GIVEN PROBLEM >>
Restate exactly the lines of the entries below, beginning with the first and ending with the line that holds "(1012, 655) -- (1226, 778)". Pictures are not copied.

STORED ROWS >>
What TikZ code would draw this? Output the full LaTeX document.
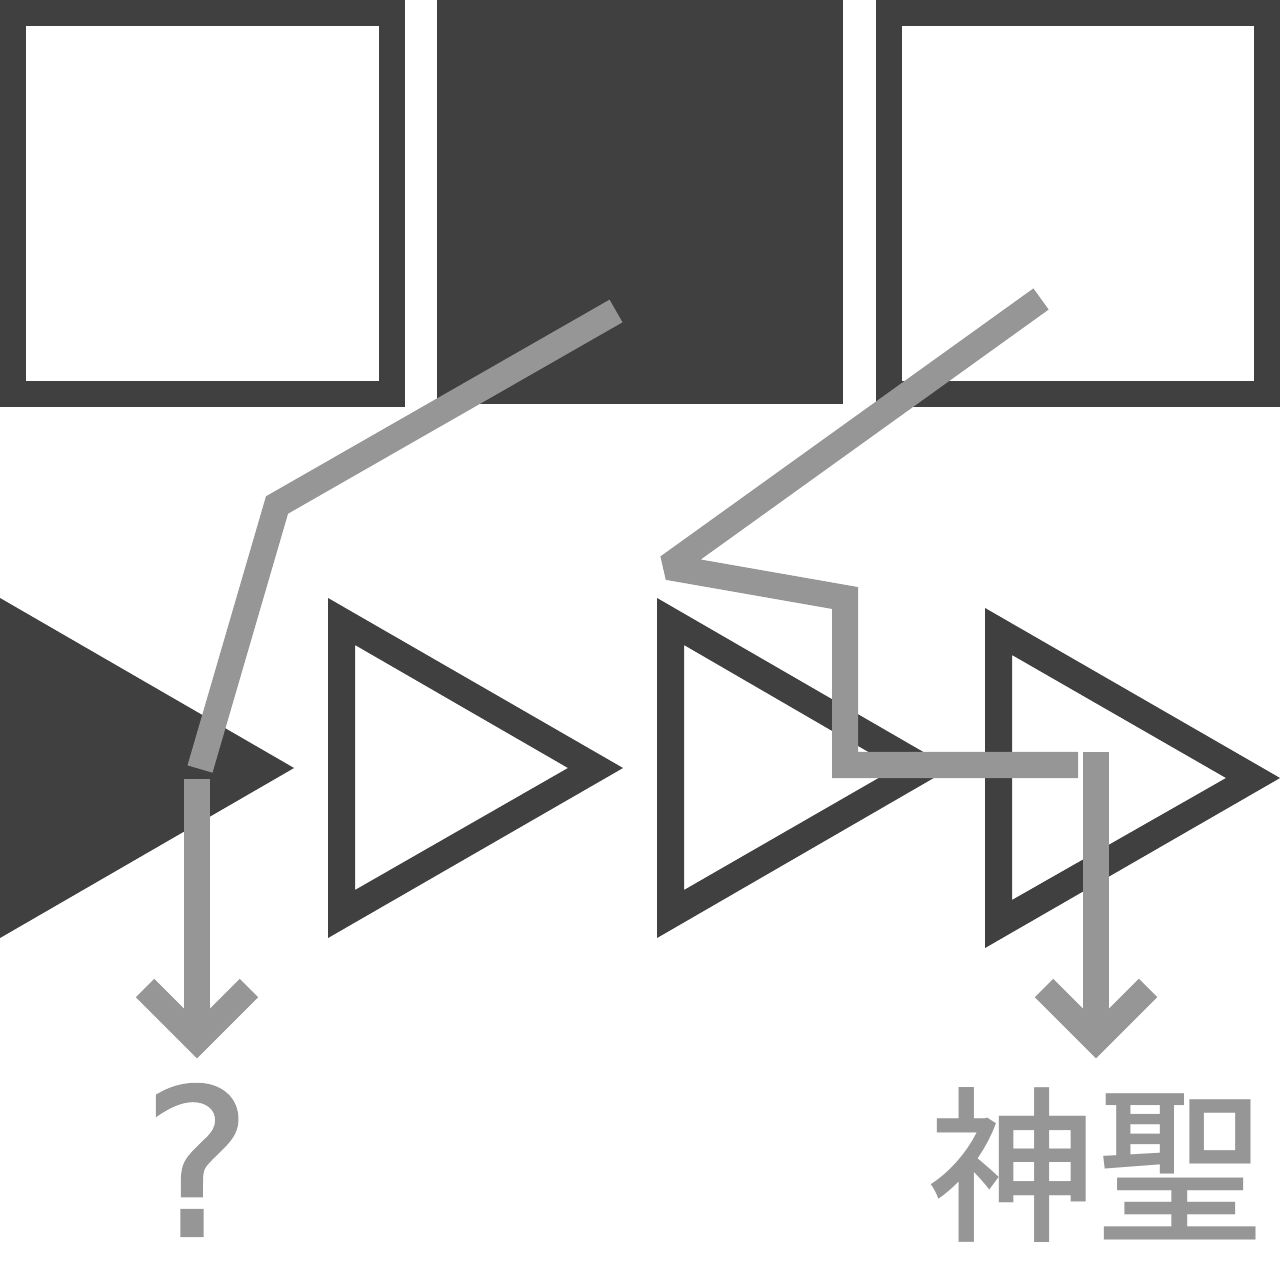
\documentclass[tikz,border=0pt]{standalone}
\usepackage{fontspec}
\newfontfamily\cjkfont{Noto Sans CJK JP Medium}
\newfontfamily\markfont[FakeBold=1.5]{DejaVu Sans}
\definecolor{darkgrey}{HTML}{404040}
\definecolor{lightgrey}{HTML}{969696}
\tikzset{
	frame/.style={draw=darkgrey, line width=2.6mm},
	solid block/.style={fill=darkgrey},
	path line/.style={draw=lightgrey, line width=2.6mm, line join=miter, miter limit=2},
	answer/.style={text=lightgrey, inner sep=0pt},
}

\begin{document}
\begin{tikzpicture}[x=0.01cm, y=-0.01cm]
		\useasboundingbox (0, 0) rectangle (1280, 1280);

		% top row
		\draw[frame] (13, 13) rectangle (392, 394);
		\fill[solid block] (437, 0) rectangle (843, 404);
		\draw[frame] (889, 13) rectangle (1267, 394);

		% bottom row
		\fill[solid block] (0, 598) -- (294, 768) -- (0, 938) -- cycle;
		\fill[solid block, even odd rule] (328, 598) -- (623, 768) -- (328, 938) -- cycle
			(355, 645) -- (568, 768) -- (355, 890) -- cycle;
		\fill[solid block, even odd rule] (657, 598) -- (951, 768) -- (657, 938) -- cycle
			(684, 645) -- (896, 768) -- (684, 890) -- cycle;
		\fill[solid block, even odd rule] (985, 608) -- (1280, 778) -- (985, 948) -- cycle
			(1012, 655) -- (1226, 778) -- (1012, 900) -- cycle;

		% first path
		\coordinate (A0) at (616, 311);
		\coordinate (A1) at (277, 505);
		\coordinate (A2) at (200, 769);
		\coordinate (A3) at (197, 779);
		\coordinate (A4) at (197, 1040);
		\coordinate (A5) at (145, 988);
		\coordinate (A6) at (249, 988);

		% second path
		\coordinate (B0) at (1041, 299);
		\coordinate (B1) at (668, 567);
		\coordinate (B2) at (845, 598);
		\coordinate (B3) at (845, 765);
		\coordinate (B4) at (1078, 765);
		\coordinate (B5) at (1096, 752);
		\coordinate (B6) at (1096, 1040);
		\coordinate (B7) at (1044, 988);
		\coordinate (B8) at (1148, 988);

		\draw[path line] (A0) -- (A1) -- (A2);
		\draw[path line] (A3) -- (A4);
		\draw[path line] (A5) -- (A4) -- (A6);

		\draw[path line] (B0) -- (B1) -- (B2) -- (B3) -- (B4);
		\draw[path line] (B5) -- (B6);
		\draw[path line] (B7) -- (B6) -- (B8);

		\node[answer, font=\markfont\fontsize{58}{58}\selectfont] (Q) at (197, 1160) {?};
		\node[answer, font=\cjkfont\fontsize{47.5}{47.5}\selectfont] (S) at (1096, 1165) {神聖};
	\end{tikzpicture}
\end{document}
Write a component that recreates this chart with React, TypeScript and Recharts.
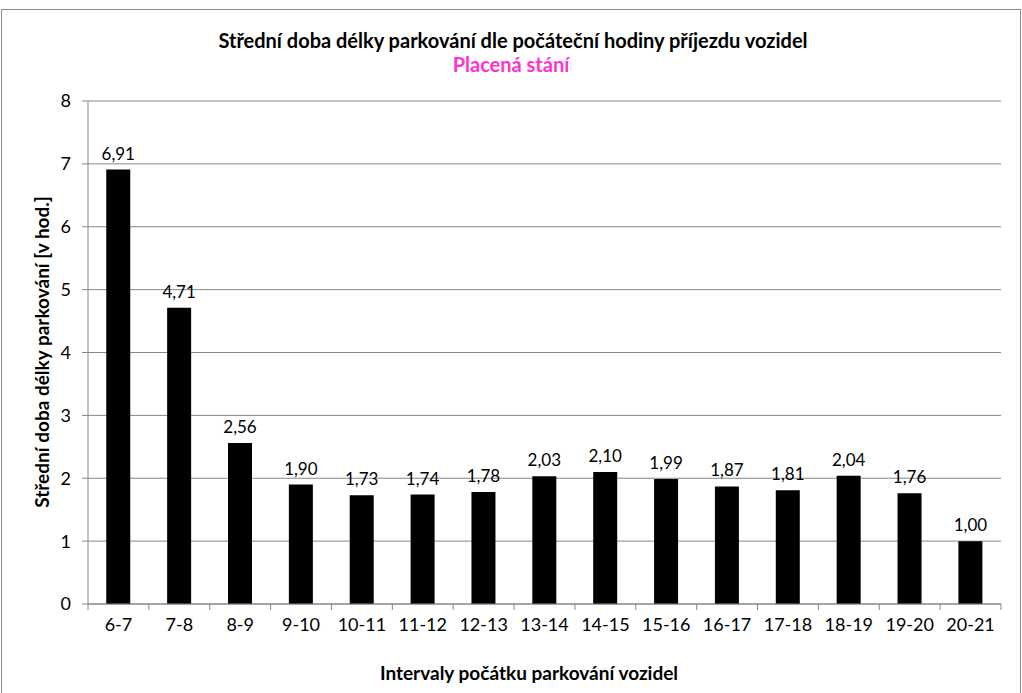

FINISHED ANSWER >>
What TikZ code would draw this? Output the full LaTeX document.
\documentclass[tikz,border=0pt]{standalone}
\usepackage{fontspec}
\newfontfamily\cjkfont{Noto Sans CJK JP Medium}
\newfontfamily\markfont[FakeBold=1.5]{DejaVu Sans}
\definecolor{darkgrey}{HTML}{404040}
\definecolor{lightgrey}{HTML}{969696}
\tikzset{
	frame/.style={draw=darkgrey, line width=2.6mm},
	solid block/.style={fill=darkgrey},
	path line/.style={draw=lightgrey, line width=2.6mm, line join=miter, miter limit=2},
	answer/.style={text=lightgrey, inner sep=0pt},
}

\begin{document}
\begin{tikzpicture}[x=0.01cm, y=-0.01cm]
		\useasboundingbox (0, 0) rectangle (1280, 1280);

		% top row
		\draw[frame] (13, 13) rectangle (392, 394);
		\fill[solid block] (437, 0) rectangle (843, 404);
		\draw[frame] (889, 13) rectangle (1267, 394);

		% bottom row
		\fill[solid block] (0, 598) -- (294, 768) -- (0, 938) -- cycle;
		\fill[solid block, even odd rule] (328, 598) -- (623, 768) -- (328, 938) -- cycle
			(355, 645) -- (568, 768) -- (355, 890) -- cycle;
		\fill[solid block, even odd rule] (657, 598) -- (951, 768) -- (657, 938) -- cycle
			(684, 645) -- (896, 768) -- (684, 890) -- cycle;
		\fill[solid block, even odd rule] (985, 608) -- (1280, 778) -- (985, 948) -- cycle
			(1012, 655) -- (1226, 778) -- (1012, 900) -- cycle;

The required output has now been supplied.